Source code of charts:
--- BEGIN ---
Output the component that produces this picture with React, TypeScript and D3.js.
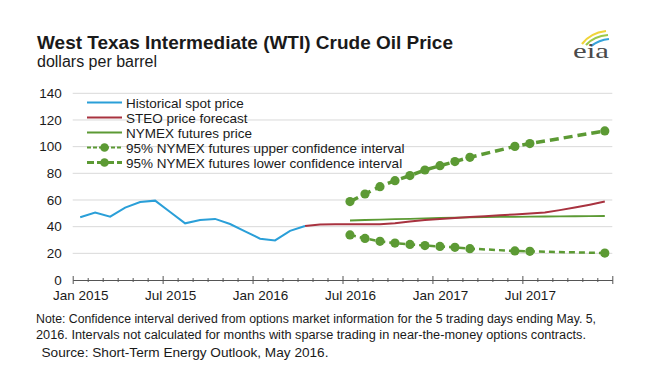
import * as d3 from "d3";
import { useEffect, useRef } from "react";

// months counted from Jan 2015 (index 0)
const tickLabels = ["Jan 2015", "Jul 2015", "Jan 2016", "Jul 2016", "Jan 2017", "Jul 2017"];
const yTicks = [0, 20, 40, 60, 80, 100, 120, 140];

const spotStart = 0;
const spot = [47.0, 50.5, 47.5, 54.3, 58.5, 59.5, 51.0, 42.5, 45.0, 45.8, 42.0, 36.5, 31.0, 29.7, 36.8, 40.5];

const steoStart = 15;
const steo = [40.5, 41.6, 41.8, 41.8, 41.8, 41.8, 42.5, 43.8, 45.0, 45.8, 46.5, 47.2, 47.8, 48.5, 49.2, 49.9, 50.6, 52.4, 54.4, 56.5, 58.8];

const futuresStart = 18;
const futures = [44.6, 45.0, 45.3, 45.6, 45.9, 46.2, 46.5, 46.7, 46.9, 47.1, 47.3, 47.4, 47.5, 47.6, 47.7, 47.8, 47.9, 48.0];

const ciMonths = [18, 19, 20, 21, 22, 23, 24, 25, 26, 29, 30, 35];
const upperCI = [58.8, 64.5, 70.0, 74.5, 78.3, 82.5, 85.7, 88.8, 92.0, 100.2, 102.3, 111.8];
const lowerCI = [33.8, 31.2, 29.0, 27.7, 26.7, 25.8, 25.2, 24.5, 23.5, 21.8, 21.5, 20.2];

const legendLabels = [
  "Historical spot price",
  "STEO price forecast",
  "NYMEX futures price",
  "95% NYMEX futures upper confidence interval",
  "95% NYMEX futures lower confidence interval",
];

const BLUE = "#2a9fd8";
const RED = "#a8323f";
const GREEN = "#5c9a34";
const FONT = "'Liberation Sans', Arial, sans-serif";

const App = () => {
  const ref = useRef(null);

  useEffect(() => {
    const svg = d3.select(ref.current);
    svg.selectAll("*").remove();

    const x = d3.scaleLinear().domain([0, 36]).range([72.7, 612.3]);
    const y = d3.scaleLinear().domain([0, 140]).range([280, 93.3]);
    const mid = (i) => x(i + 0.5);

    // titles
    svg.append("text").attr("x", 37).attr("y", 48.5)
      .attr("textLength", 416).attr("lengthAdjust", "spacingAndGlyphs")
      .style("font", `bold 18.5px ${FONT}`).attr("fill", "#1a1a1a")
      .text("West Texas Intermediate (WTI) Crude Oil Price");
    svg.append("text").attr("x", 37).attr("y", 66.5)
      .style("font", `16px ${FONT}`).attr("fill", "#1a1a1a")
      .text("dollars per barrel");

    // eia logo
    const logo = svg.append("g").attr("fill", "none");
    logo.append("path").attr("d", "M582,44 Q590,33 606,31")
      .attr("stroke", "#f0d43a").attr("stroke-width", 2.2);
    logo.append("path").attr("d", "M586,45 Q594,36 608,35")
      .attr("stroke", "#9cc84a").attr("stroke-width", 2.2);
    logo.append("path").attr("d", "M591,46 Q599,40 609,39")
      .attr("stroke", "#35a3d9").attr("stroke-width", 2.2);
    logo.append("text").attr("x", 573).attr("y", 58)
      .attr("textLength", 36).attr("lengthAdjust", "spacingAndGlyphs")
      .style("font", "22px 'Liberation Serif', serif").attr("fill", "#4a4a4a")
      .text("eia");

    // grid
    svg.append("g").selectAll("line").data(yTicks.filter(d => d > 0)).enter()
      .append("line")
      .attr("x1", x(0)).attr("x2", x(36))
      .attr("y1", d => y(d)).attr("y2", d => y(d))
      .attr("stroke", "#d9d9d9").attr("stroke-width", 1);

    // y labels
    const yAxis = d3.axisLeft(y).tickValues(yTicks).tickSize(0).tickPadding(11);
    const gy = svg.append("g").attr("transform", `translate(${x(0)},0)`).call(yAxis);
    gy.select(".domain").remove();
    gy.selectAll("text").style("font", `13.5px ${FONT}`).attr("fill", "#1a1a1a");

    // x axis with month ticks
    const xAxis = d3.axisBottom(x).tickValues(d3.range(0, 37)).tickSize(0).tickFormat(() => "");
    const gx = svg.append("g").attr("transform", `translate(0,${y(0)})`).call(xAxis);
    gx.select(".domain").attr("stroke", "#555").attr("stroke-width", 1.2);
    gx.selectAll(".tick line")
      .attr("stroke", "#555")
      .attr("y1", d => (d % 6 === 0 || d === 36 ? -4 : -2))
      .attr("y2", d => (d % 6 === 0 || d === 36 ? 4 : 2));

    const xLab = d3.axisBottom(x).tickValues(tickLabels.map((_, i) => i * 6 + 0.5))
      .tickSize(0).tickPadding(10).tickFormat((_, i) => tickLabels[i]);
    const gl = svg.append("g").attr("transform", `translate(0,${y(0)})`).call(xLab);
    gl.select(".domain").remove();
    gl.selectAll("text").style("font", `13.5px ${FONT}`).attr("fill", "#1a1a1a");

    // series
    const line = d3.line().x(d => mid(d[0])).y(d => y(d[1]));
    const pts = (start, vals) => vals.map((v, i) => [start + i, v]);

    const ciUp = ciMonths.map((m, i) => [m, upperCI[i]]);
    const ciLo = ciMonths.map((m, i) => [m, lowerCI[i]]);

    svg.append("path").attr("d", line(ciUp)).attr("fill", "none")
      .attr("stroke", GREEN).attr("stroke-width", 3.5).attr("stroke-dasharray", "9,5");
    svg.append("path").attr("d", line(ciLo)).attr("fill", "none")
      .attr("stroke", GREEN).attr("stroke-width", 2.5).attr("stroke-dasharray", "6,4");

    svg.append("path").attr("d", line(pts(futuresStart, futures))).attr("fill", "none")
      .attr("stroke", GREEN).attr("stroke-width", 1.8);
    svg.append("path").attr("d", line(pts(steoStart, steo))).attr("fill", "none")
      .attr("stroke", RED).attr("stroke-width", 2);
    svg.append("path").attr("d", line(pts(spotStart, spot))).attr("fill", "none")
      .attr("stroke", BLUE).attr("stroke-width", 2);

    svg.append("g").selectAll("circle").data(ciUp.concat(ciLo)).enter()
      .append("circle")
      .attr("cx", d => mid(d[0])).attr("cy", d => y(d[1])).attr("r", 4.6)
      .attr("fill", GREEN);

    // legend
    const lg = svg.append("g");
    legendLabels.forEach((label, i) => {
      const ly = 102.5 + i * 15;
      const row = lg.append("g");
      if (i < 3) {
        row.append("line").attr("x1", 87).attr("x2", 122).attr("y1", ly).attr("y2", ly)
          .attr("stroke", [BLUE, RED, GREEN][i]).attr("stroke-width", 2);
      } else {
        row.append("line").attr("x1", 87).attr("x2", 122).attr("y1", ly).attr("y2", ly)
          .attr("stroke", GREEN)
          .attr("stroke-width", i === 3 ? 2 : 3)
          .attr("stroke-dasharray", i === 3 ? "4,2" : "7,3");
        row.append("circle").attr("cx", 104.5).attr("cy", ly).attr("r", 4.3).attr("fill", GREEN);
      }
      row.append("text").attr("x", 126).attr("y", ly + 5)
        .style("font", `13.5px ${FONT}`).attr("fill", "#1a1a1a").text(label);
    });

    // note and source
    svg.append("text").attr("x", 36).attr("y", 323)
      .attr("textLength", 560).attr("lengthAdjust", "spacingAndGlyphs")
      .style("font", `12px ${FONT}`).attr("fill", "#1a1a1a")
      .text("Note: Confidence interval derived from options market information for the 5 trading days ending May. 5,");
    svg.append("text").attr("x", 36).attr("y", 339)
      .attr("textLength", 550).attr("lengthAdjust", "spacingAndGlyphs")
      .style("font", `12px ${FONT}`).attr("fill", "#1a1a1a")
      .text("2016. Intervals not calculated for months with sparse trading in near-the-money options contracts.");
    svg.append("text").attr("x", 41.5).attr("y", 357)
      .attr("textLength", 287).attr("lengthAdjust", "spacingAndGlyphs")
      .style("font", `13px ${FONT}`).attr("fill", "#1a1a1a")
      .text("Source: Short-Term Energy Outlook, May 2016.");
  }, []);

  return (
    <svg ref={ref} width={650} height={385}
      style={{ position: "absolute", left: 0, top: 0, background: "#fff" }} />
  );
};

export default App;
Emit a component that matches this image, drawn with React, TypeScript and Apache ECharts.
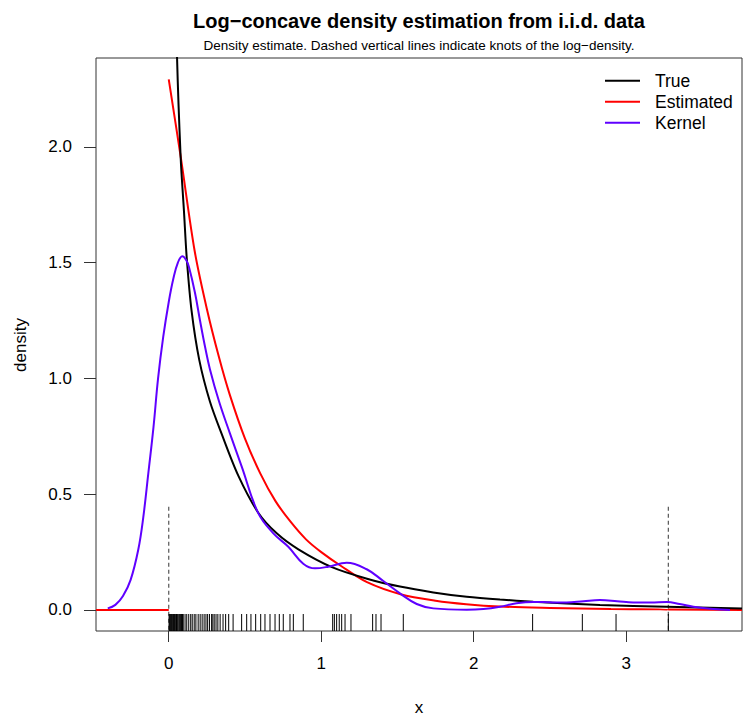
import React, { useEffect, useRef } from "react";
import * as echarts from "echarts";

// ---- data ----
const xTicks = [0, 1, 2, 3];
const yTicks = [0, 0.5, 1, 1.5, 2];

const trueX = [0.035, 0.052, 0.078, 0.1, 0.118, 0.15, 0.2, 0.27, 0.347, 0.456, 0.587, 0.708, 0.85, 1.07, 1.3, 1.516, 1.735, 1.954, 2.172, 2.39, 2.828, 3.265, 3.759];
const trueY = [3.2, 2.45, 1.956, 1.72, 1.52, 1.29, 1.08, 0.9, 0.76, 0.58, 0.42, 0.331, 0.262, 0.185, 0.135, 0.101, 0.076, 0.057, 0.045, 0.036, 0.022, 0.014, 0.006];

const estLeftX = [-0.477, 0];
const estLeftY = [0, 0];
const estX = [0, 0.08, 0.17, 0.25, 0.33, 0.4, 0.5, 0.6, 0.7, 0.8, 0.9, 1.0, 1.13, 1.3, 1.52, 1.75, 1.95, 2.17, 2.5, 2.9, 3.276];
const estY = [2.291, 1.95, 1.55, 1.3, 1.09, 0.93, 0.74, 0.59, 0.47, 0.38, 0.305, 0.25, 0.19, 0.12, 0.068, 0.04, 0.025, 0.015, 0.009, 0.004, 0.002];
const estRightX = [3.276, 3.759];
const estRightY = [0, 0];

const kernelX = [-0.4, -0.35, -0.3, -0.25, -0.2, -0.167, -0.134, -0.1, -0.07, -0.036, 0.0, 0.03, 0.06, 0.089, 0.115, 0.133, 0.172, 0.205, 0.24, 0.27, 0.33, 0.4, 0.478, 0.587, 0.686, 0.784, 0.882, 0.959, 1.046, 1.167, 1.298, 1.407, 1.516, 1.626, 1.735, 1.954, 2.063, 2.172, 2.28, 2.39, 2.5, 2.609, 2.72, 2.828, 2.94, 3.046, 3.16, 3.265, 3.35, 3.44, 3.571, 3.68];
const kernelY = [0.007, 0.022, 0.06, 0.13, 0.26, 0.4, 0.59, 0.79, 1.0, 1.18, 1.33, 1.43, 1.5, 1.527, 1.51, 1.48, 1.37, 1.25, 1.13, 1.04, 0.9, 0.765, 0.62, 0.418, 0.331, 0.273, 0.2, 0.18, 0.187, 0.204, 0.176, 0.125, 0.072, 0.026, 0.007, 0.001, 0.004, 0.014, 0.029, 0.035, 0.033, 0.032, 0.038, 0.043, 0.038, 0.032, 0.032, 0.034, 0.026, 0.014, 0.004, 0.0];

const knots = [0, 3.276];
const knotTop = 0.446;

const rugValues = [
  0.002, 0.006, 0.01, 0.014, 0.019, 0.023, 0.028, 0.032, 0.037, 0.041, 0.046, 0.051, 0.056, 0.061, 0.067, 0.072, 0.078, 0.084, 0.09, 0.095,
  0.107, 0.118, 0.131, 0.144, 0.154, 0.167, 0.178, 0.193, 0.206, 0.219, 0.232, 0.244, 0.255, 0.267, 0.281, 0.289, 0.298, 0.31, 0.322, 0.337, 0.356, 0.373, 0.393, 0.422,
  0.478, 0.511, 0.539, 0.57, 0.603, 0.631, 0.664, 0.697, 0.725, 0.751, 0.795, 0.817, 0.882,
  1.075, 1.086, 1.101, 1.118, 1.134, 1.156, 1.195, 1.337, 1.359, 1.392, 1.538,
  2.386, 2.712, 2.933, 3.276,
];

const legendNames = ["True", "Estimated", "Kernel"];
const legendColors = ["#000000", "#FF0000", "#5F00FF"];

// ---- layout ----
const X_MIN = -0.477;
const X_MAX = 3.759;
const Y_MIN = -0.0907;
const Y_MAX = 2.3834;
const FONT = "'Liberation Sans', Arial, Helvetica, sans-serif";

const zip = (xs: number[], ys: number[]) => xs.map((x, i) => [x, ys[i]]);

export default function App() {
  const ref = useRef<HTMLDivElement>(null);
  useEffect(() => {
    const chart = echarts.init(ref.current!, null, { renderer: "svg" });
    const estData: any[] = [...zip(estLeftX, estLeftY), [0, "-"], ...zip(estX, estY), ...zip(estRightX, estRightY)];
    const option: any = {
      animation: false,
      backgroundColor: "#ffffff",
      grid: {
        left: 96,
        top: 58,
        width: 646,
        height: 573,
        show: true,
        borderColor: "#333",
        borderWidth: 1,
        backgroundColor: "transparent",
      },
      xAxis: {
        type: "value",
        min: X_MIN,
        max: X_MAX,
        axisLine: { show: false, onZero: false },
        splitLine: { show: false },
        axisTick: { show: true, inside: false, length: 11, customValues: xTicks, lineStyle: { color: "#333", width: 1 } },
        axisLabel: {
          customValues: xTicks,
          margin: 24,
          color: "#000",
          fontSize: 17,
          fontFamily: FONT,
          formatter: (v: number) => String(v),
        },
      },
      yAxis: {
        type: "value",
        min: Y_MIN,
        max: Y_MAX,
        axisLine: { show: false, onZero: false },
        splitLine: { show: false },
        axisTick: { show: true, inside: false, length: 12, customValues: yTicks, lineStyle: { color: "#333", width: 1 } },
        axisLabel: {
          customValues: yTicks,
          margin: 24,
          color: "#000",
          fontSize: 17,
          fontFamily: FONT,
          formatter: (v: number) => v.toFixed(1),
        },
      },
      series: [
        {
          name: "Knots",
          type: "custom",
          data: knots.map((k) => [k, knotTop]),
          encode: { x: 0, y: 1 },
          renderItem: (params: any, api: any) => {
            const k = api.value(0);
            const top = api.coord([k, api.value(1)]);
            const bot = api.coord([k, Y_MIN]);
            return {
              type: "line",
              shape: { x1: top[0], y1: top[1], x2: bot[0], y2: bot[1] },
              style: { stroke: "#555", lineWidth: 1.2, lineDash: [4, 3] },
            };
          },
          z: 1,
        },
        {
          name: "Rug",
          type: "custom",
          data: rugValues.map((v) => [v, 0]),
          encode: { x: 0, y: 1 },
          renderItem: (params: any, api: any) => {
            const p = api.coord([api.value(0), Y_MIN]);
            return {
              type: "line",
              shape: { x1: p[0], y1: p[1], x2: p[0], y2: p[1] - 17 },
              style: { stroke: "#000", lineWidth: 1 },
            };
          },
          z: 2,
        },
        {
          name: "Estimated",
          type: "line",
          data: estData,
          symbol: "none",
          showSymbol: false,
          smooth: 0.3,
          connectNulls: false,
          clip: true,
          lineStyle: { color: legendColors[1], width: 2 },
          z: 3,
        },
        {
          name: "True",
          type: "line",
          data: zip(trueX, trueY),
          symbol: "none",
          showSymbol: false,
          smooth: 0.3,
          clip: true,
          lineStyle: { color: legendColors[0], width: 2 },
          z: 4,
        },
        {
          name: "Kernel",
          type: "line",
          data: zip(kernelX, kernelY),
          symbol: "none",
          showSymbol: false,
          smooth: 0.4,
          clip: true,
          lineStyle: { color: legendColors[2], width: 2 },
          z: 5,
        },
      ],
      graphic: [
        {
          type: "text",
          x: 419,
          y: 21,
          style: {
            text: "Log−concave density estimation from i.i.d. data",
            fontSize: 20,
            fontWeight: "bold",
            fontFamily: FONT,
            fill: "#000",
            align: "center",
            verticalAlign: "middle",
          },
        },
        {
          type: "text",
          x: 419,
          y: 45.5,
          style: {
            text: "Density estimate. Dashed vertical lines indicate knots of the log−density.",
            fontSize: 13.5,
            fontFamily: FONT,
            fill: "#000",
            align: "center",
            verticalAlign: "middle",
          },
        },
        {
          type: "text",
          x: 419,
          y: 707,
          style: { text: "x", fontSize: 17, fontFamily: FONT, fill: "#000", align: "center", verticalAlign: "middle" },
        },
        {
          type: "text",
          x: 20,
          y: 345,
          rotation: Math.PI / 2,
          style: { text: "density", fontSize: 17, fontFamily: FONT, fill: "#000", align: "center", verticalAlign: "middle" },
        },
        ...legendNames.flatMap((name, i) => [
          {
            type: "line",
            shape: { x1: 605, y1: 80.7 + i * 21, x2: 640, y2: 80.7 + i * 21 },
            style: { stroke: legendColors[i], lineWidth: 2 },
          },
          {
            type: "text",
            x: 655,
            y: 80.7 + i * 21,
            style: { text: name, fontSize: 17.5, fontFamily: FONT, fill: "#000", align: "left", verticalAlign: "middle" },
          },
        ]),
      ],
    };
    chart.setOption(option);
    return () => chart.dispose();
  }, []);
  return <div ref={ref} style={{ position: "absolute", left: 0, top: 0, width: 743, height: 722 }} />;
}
--- END ---
**Your goal**
From the opening line of the entries above to the line containing "const yTicks = [0, 20, 40, 60, 80, 100, 120, 140];", please transcribe each line exactly, skipping every picture.

**Solved exercise**
Output the component that produces this picture with React, TypeScript and D3.js.
import * as d3 from "d3";
import { useEffect, useRef } from "react";

// months counted from Jan 2015 (index 0)
const tickLabels = ["Jan 2015", "Jul 2015", "Jan 2016", "Jul 2016", "Jan 2017", "Jul 2017"];
const yTicks = [0, 20, 40, 60, 80, 100, 120, 140];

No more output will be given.